En hommage à Jacqueline Picasso disparue il y a trente ans, le 15 octobre 1986, la Fondation Pierre Gianadda présente un ensemble exceptionnel de peintures, gravures, linogravures, céramiques et sculptures, qui mettent en lumière l’œuvre tardif de Picasso. Autant fascinantes qu’éblouissantes, les vingt dernières années de la carrière de l’artiste sont un hymne à l’amour, à la vie et à la création. Cette exposition montre à quel point sa création ultime est révélée par la présence de Jacqueline, que Picasso rencontre en 1952 et épouse en 1961. Elle fut sa dernière compagne, lui servit de modèle et de référence en permanence.
Pour Picasso c’est le début d’une nouvelle vie et d’un élan pictural sans précédent qui s’opère dans différents lieux : d’abord La Californie à Cannes (1955-1958), puis le château de Vauvenargues (1958-1961), au pied de la montagne Sainte-Victoire si chère à Cézanne, près d’Aix-en-Provence, et enfin le mas Notre-Dame-de-Vie à Mougins (1961-1973).
La présence de Jacqueline et sa jeunesse vont accélérer le rythme créateur de Picasso. Tantôt représentée avec son profil hiératique, dressé sur un cou interminable (Jacqueline aux fleurs, 1954), ou parfaitement figurative à la beauté classique (Jacqueline aux jambes repliées, 1954), elle habite l’œuvre du maître de toute son âme, (L’atelier de la Californie, 1956). Les portraits de Picasso dépassent la notion même de ressemblance pour atteindre une sorte de poétique métaphorique de la personnalité de tous ses modèles.

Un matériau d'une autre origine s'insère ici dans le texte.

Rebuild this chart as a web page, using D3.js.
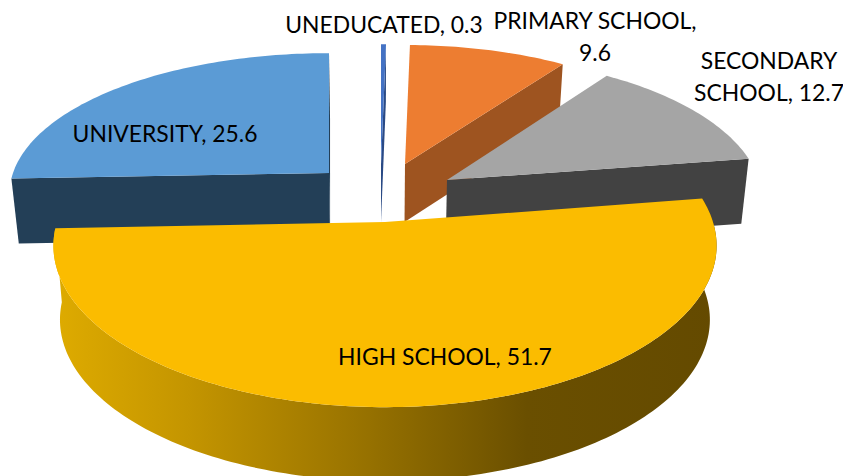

Durant les dix premières années de cette période, Picasso, ce peintre de la modernité, revisite avec curiosité les maîtres du passé : Delacroix (Les Femmes d’Alger, 1954-1955), Vélasquez (Les Ménines, 1957), Manet (Le Déjeuner sur l’herbe, 1959-1961), Poussin et David (L’Enlèvement des Sabines, 1963). Autant de chefs-d’œuvre, détournés, désarticulés, aux lignes incisives et aux plans écorchés.
Puis, après ces références à la peinture, il s’attache au thème du peintre et de son modèle. Pour la seule année 1963, Jacqueline figure 160 fois dans la production de l’artiste. Les subtiles modulations de cette longue série permettent à Picasso tantôt de vénérer sa muse, tantôt de l’humilier ou de la mettre à l’épreuve. « Elle a, dira Picasso à Hélène Parmelin en 1966, le don de devenir peinture à un degré inimaginable. »
Dans les dix dernières années, à Mougins, Picasso se recentre et se concentre sur l’essentiel. Il explore les figures archétypiques de la femme (le nu), du couple (baisers et étreintes), de l’homme (mousquetaires et homme à la pipe), et du peintre vieillissant. Ces œuvres ultimes sont parmi celles qui figuraient aux deux grandes expositions organisées en 1970 par Yvonne et Christian Zervos et en 1973 par René Char au Palais des Papes d’Avignon. Si certaines critiques féroces parlèrent à l’époque de « sénilité, barbouillage, impuissance », l’œuvre tardif de Picasso est aujourd’hui unanimement reconnu comme étant l’un des plus captivants.